Twenty-sixteen started off with a bang: no less than five top-ten contenders appeared in January, and four of them survived to make the list. (Data and Goliath was edged out by a similar book.). These appear in the order of my reading them.
1. How I Killed Pluto and Why It Had it Coming, Mike Brown (Science)
That book would have made this list just for the title, but here astronomer Mike Brown -- the man whose discovers of Kuiper Belt objects put Pluto into a new perspective, demoting it from the planetary society -- not only delivers a personal history of the discoveries, but demonstrates how the science is done.

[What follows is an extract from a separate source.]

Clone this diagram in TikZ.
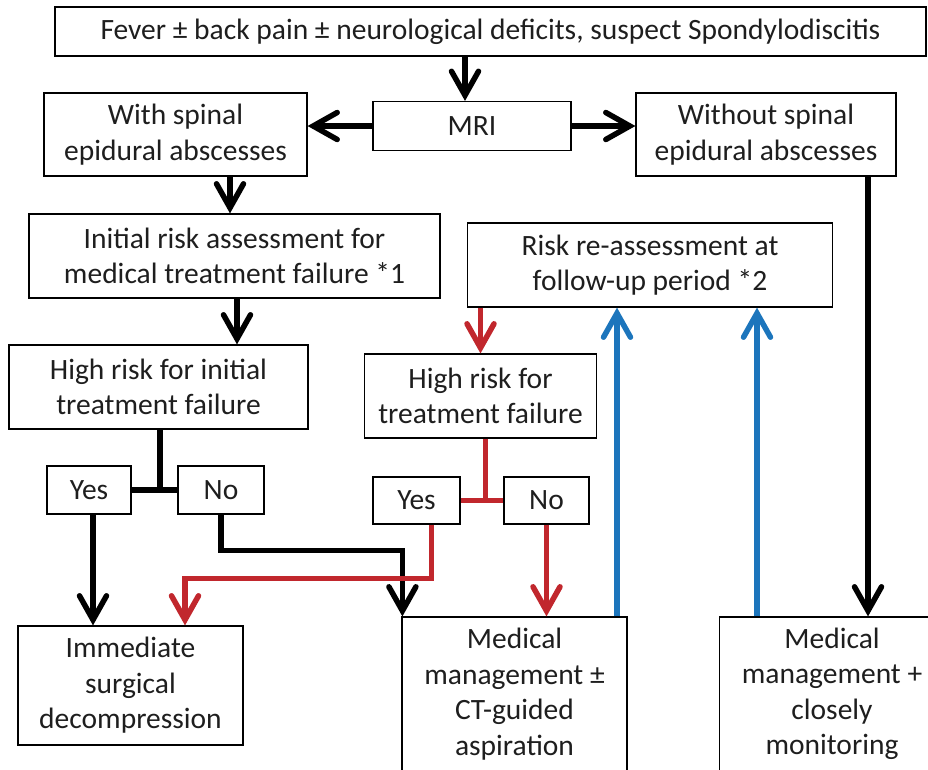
\documentclass[tikz,border=0pt]{standalone}
\usepackage{fontspec}
\setmainfont{Carlito}
\usetikzlibrary{arrows.meta}
\definecolor{flowred}{RGB}{193,39,45}
\definecolor{flowblue}{RGB}{28,117,188}
\definecolor{inktext}{RGB}{30,30,30}
\tikzset{box/.style={draw,line width=1.2pt,inner sep=0pt,align=center,text=inktext,font=\fontsize{29.5}{35.5}\selectfont},
  link/.style={line width=5.5pt},
  flow/.style={link,-{Straight Barb[length=24pt,width=27pt,line cap=round]}},
  redlink/.style={link,flowred},
  redflow/.style={flow,flowred},
  blueflow/.style={flow,flowblue}}

\begin{document}
\begin{tikzpicture}[x=1pt,y=1pt]
\useasboundingbox (0,0) rectangle (928,-769);
\clip (0,0) rectangle (928,-769);
% boxes
\node[box,minimum width=871,minimum height=49] (fever) at (490.5,-31.5) {Fever ± back pain ± neurological deficits, suspect Spondylodiscitis};
\node[box,minimum width=198,minimum height=49] (mri) at (472,-126) {MRI};
\node[box,minimum width=263,minimum height=83] (with) at (175.5,-134.5) {With spinal\\epidural abscesses};
\node[box,minimum width=260,minimum height=83] (without) at (766,-134.5) {Without spinal\\epidural abscesses};
\node[box,minimum width=411,minimum height=84] (initial) at (234.5,-256) {Initial risk assessment for\\medical treatment failure *1};
\node[box,minimum width=365,minimum height=84] (reassess) at (650,-265) {Risk re-assessment at\\follow-up period *2};
\node[box,minimum width=299,minimum height=84] (highinit) at (158.5,-387) {High risk for initial\\treatment failure};
\node[box,minimum width=232,minimum height=84] (highfu) at (480.5,-396) {High risk for\\treatment failure};
\node[box,minimum width=84,minimum height=48] (yesa) at (89,-490) {Yes};
\node[box,minimum width=86,minimum height=48] (noa) at (221,-490) {No};
\node[box,minimum width=87,minimum height=47] (yesb) at (416.5,-500.5) {Yes};
\node[box,minimum width=85,minimum height=47] (nob) at (546.5,-500.5) {No};
\node[box,minimum width=225,minimum height=119] (surgery) at (130.5,-685.5) {Immediate\\surgical\\decompression};
\node[box,minimum width=225,minimum height=154] (medasp) at (514.5,-694) {Medical\\management ±\\CT-guided\\aspiration};
\node[box,minimum width=225,minimum height=154] (medmon) at (832,-694) {Medical\\management +\\closely\\monitoring};
% black arrows
\draw[flow] ([xshift=-7pt]mri.north |- fever.south) -- ([xshift=-7pt]mri.north);
\draw[flow] (mri.west) -- (mri.west -| with.east);
\draw[flow] (mri.east) -- (mri.east -| without.west);
\draw[flow] ([xshift=54.5pt]with.south) -- ([xshift=54.5pt]with.south |- initial.north);
\draw[flow] ([xshift=2.5pt]initial.south) -- ([xshift=2.5pt]initial.south |- highinit.north);
\draw[link] ([xshift=1.5pt]highinit.south) -- ([xshift=1.5pt]highinit.south |- yesa.east);
\draw[link] (yesa.east) -- (noa.west);
\draw[flow] ([xshift=4pt]yesa.south) -- ([xshift=4pt]yesa.south |- surgery.north);
\draw[flow] (noa.south) -- ++(0,-36) -| ([xshift=1pt]medasp.north west);
\draw[flow] ([xshift=102pt]without.south) -- ([xshift=102pt]without.south |- medmon.north);
% red arrows
\draw[redflow] (highfu.north |- reassess.south) -- (highfu.north);
\draw[redlink] ([xshift=5pt]highfu.south) -- ([xshift=5pt]highfu.south |- yesb.east);
\draw[redlink] (yesb.east) -- (nob.west);
\draw[redflow] ([xshift=15pt]yesb.south) -- ++(0,-54) -| ([xshift=54.5pt]surgery.north);
\draw[redflow] (nob.south) -- (nob.south |- medasp.north);
% blue arrows
\draw[blueflow] ([xshift=102.5pt]medasp.north) -- ([xshift=102.5pt]medasp.north |- reassess.south);
\draw[blueflow] ([xshift=-75pt]medmon.north) -- ([xshift=-75pt]medmon.north |- reassess.south);
\end{tikzpicture}
\end{document}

2. Picking Up: On the Streets and Behind the Trucks with the Sanitation Workers of New York City, Robin Nagle
Journalist follows and interviews sanitation workers in New York City, throwing light onto the constant work required to keep the Big Apple from drowning in an ocean of Starbucks cups and hamburger wrappers -- or from being completely paralyzed by snow in the winter!

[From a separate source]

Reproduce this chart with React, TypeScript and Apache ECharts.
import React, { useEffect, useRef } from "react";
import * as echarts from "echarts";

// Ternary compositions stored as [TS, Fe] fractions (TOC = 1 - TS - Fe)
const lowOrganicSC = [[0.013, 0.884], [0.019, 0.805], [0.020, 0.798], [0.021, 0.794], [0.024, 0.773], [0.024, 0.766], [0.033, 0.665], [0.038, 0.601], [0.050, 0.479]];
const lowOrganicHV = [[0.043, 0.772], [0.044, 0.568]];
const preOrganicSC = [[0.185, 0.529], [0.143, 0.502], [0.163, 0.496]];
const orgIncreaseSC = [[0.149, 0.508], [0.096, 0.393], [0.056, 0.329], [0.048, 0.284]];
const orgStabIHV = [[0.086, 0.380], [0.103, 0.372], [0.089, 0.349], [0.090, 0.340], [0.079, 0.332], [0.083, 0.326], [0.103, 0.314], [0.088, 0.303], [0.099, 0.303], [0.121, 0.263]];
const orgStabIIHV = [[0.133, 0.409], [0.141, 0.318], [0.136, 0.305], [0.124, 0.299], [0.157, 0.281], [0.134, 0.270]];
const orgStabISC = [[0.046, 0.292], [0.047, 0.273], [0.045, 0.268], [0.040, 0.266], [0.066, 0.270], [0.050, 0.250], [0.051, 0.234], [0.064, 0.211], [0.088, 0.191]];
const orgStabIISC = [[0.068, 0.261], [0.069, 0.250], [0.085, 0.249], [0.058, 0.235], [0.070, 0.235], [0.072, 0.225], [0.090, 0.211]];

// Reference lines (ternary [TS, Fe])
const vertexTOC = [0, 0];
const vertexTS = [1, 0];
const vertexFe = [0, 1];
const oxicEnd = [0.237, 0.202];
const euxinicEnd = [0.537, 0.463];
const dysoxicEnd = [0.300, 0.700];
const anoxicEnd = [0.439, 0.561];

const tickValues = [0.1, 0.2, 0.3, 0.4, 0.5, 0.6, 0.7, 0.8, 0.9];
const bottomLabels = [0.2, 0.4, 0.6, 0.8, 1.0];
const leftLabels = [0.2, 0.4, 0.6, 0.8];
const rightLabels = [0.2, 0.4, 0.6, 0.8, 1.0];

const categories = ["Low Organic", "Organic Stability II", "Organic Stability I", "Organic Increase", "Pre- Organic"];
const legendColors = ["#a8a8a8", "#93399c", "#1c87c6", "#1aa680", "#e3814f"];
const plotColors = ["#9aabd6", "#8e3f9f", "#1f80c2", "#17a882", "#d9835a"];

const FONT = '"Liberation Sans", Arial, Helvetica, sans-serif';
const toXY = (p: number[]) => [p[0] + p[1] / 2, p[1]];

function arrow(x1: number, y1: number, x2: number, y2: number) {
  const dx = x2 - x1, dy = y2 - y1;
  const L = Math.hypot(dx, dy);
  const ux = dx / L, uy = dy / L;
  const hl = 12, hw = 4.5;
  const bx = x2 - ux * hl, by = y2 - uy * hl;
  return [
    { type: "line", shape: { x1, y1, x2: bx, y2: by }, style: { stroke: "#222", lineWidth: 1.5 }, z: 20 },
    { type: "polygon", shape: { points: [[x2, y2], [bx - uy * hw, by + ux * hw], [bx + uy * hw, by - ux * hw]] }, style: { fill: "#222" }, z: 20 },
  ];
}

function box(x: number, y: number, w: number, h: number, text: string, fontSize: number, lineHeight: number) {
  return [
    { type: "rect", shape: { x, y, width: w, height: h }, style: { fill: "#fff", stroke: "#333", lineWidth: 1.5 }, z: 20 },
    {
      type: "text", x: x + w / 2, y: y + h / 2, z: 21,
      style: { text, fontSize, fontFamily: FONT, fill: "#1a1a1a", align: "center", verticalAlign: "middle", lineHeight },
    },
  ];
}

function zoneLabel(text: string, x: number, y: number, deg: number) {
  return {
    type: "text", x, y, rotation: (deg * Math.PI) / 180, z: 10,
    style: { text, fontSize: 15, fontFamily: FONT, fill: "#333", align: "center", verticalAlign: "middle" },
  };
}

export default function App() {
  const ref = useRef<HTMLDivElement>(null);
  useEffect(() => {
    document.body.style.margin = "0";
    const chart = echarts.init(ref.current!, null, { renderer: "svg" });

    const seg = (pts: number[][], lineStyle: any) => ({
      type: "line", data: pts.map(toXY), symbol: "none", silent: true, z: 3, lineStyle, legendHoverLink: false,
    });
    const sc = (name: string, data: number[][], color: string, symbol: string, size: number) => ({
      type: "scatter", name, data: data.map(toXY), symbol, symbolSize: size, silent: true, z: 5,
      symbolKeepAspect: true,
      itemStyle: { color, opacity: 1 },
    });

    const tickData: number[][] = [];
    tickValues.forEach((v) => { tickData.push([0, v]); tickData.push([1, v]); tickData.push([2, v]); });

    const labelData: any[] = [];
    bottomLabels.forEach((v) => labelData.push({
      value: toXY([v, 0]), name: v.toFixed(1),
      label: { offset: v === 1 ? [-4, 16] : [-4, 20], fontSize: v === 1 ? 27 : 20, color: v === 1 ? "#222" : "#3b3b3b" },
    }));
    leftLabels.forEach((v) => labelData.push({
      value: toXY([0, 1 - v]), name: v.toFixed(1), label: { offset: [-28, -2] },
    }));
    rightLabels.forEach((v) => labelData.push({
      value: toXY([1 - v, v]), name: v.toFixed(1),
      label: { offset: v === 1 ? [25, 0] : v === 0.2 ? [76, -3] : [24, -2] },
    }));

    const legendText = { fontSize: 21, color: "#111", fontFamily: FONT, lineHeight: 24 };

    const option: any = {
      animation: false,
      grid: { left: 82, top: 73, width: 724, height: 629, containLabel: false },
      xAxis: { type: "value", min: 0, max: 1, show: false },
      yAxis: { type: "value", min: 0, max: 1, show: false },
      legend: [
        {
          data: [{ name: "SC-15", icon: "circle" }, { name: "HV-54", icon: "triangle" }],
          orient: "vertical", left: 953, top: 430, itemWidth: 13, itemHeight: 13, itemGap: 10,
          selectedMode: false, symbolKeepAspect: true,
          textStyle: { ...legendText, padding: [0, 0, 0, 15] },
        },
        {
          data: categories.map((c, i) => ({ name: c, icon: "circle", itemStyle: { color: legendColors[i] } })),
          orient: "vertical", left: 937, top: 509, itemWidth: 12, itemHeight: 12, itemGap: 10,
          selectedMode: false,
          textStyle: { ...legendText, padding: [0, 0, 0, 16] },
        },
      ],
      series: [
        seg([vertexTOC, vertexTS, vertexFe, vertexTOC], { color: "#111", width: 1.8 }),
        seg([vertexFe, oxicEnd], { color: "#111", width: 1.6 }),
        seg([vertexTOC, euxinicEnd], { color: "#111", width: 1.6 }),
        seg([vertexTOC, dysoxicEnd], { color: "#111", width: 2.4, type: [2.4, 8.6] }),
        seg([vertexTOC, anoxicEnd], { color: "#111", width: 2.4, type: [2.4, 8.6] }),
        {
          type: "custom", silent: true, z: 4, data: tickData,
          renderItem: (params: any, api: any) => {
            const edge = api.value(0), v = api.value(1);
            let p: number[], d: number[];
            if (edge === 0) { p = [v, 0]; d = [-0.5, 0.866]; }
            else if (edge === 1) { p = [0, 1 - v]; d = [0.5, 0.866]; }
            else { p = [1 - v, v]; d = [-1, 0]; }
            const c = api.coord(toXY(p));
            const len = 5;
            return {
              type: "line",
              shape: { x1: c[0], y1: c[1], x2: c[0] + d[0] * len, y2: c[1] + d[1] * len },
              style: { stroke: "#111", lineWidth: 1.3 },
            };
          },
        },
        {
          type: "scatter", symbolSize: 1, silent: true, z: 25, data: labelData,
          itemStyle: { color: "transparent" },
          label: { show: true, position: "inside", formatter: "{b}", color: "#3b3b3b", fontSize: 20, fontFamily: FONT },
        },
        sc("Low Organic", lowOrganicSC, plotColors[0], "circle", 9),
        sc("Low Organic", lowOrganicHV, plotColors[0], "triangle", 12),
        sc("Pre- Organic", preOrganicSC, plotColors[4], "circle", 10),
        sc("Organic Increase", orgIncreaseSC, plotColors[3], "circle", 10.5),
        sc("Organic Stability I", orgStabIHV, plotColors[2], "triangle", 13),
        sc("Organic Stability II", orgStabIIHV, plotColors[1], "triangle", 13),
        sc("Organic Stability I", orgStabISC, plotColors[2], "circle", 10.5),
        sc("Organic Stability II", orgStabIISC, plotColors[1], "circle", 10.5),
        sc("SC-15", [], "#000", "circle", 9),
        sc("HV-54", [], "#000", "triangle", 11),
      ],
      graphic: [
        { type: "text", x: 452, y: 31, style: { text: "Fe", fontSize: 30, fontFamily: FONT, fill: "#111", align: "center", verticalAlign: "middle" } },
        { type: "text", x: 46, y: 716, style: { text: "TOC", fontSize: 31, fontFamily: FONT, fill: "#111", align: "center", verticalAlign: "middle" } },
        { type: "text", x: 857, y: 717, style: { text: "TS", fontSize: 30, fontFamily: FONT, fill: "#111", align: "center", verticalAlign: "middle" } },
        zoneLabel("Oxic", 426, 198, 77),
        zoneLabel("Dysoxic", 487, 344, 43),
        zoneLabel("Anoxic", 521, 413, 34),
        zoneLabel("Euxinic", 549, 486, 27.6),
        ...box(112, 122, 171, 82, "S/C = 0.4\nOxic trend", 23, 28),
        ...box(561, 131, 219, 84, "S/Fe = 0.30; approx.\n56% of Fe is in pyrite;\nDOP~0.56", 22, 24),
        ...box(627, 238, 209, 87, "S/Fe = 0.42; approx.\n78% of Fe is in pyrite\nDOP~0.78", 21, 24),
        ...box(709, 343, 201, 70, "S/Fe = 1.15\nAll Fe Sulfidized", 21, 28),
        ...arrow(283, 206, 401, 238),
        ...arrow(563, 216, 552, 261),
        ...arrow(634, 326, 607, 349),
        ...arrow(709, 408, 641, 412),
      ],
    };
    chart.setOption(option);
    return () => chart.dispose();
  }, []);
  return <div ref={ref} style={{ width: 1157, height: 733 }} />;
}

3. Future Crimes: Everything is Connected, Everyone is Vulnerable, and What We Can Do About It, Marc Goodman
What a book this was: pick your terror: data collection, credit card breaches, compromised items on home networks turning against their owners, war...it was an all-round eye-opener.
4. Ain't My America: The Long, Noble History of Antiwar Conservatism, Bill Kauffman (Politics)
Here Bill Kauffman remembers the good old days, when opposing war and meddling abroad was the default American attitude.
5. The Moon is a Harsh Mistress, Robert Heinlein (Science Fiction)
The American revolution in space, but an even more ambitious one!
6. All Other Nights, Dara Horn (Historical Fiction)
Civil War historical fiction + mystery + unrequited devotion + Jewish communities of the South.
7. Brideshead Revisited, Evelyn Waugh (English Literature)
A sentimental novel about the passing of Old England before the Great War, and of a love higher than romance.
8. Sphere, Michael Crichton (Science Fiction)
Sci-fi meets horror in the depths of the ocean, where no light reaches and where sits a mystery: a ship from the far future, evidently built by humans.
9. All the Shah's Men, Stephen Kinzer (History/Geopolitics)
The history of night in 1956, when the United States began its first steps into becoming a noxious imperial power in the middle east. It has yet to escape the Chinese finger trap of middle-east intervention, as one bit of manipulation leads to unforeseen consequences that are manipulated away to create unforeseen consequences that have to be manipulated away but create unforseen...*sigh*
10. The Porch and the Cross, Kevin Vost
Very accessible introduction to the Stoics, with generous quoting from not only the big two, but Seneca and Musonius Rufus as well.